In the movie, superstar superheroes Mr. Fantastic, Reed Richards (Ioan Gruffudd) and Susan Storm (Invisible Woman played by Jessica Alba) are about to exchange “I Do’s” when a strange being from space barrels across the sky, creating weird climate changes and electrical disruptions from Japan to London.

The US military intervenes, enlisting the aid of the Four for the being’s capture. A resurrected Victor Von Doom (Julian McMahon) offers his mega-corporate help, despite the Four’s objections. The being gets captured all right, but not before Susan telepathically learns that the Silver Surfer is merely the servant of a planet-eating cosmic entity known as Galactus. At the same time, Von Doom plots to acquire the source of the Surfer’s cosmic powers for his greedy self.

Realizing that Galactus can only be stopped by its servant, the Fantastic Four rescue the Surfer from the military and battle a more powerful Von Doom just in time to convince the Silver Surfer to save Earth from his master.

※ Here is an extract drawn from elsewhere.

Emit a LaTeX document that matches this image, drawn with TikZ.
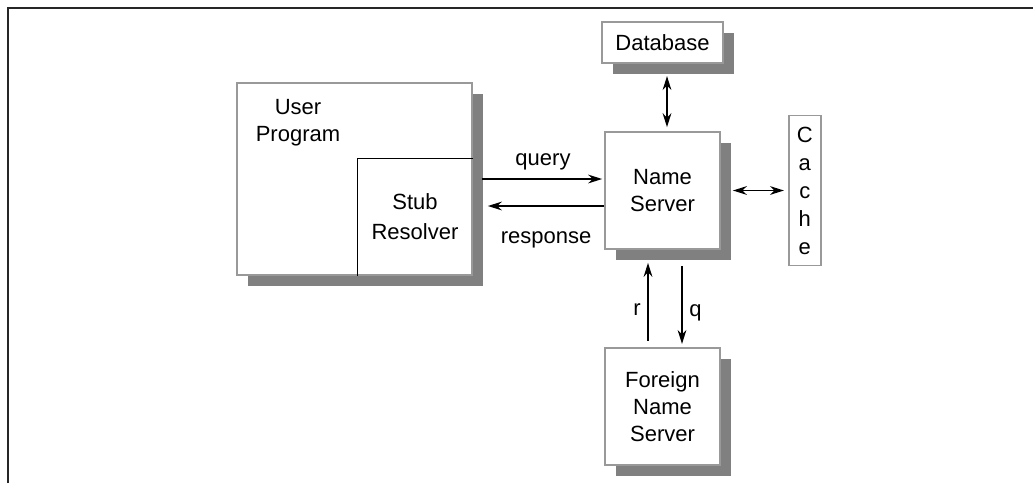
\documentclass[tikz,border=0pt]{standalone}
\usepackage{fontspec}
\setmainfont{Liberation Sans}
\usetikzlibrary{arrows.meta, positioning, shadows}

\begin{document}
\begin{tikzpicture}[
    x=0.5pt, y=-0.5pt,
    node distance=33.5pt,
    plainbox/.style={rectangle, draw=black!40, line width=0.9pt, fill=white, inner sep=0pt, align=center, font=\fontsize{11}{13.5}\selectfont, minimum width=57.5pt, minimum height=58.5pt},
    box/.style={plainbox, drop shadow={shadow xshift=5.5pt, shadow yshift=-5.5pt, fill=black!50, opacity=1}},
    cachebox/.style={plainbox, minimum width=16pt, minimum height=75pt, font=\fontsize{11}{14}\selectfont},
    arrow/.style={-{Stealth[length=7pt, width=4.4pt]}, line width=0.7pt},
    dblarrow/.style={{Stealth[length=7pt, width=4.4pt]}-{Stealth[length=7pt, width=4.4pt]}, line width=0.7pt},
    lbl/.style={font=\fontsize{11}{13.5}\selectfont, align=center}
]
\useasboundingbox (0,0) rectangle (1033,483);

% Frame
\draw[line width=1pt, black!85] (8,483) -- (8,8) -- (1033,8);

% User program with its stub resolver
\node[box, minimum width=117.5pt, minimum height=96pt] (user) at (354.5,179) {};
\node[lbl] (usertxt) at (298,123) {User\\Program};
\node[rectangle, inner sep=0pt, minimum width=57.5pt, minimum height=58.5pt, anchor=south east, align=center, font=\fontsize{11}{15}\selectfont] (stub) at (user.south east) {Stub\\Resolver};
\draw[line width=0.6pt] (stub.south west) |- (stub.north east);

% Name server and its neighbours
\node[box] (ns) at (662.5,190.5) {Name\\Server};
\node[box, minimum width=60.5pt, minimum height=20.5pt, above=of ns] (db) {Database};
\node[cachebox, right=of ns] (cache) {C\\a\\c\\h\\e};
\node[box, below=48.5pt of ns] (foreign) {Foreign\\Name\\Server};

% Arrows
\draw[arrow, shorten >=1pt] ([xshift=4.5pt]user.east) -- (user.east -| ns.west) node[midway, above=1pt, lbl] {query};
\draw[arrow] ([yshift=-7.75pt]ns.west) -- ([xshift=7.5pt,yshift=-7.75pt]ns.west -| user.east) node[midway, below=9pt, lbl] {response};

\draw[dblarrow] ([xshift=2.25pt,yshift=-6pt]db.south) -- ([xshift=2.25pt,yshift=2pt]ns.north);
\draw[dblarrow] ([xshift=6pt]ns.east |- cache.west) -- ([xshift=-2pt]cache.west);

\draw[arrow] ([xshift=-7.25pt,yshift=3pt]foreign.north) -- ([xshift=-7.25pt,yshift=-6.5pt]ns.south) node[pos=0.4, left, lbl] {r};
\draw[arrow] ([xshift=9.75pt,yshift=-8pt]ns.south) -- ([xshift=9.75pt,yshift=1.5pt]foreign.north) node[pos=0.6, right, lbl] {q};

\end{tikzpicture}
\end{document}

Like the first movie, The Thing (Michael Chiklis) and the Human Torch (Chris Evans) are the more engaging members of the Four, despite an uneven share of screen time mostly devoted to the Surfer and the Torch. The Silver Surfer steals the show outright thanks to a good mix of CG and performance capture from Doug Jones and Laurence Fishburne’s voice.

Featuring an opening sequence straight out of Superman Returns, a surfing Von Doom that resembles the Green Goblin and a Silver Surfer that is only marginally different from the Terminator’s T1000, Rise of the Silver Surfer is an action flick for toddlers, a simplified superhero story meant to condescend to its audience in the firm deceit that comic book movies need not be “layered” to make bankable money. And oh, the brand placements.

What is disappointing about Rise of the Silver Surfer is not Jessica Alba’s atrocious makeup, not Gruffudd’s reed-thin acting nor the insufficient story on why, where and how the Surfer came to be. It is the sense of the perfunctory, a sense of the superficially naive that director Tim Story has consistently played since the first movie even with the introduction of a morally ambiguous character as the Silver Surfer. I sense a separate spin-off movie for the Surfer, and another for the Torch to explain the origins of Galactus and the Surfer.

The most annoying thing, really, from someone familiar to the comics, is how the mighty Galactus – Devourer of Worlds, third force of the universe aside Eternity and Death, wielder of the Power Cosmic, the very entity which granted the Surfer a mere fraction of its powers – was defeated by the help?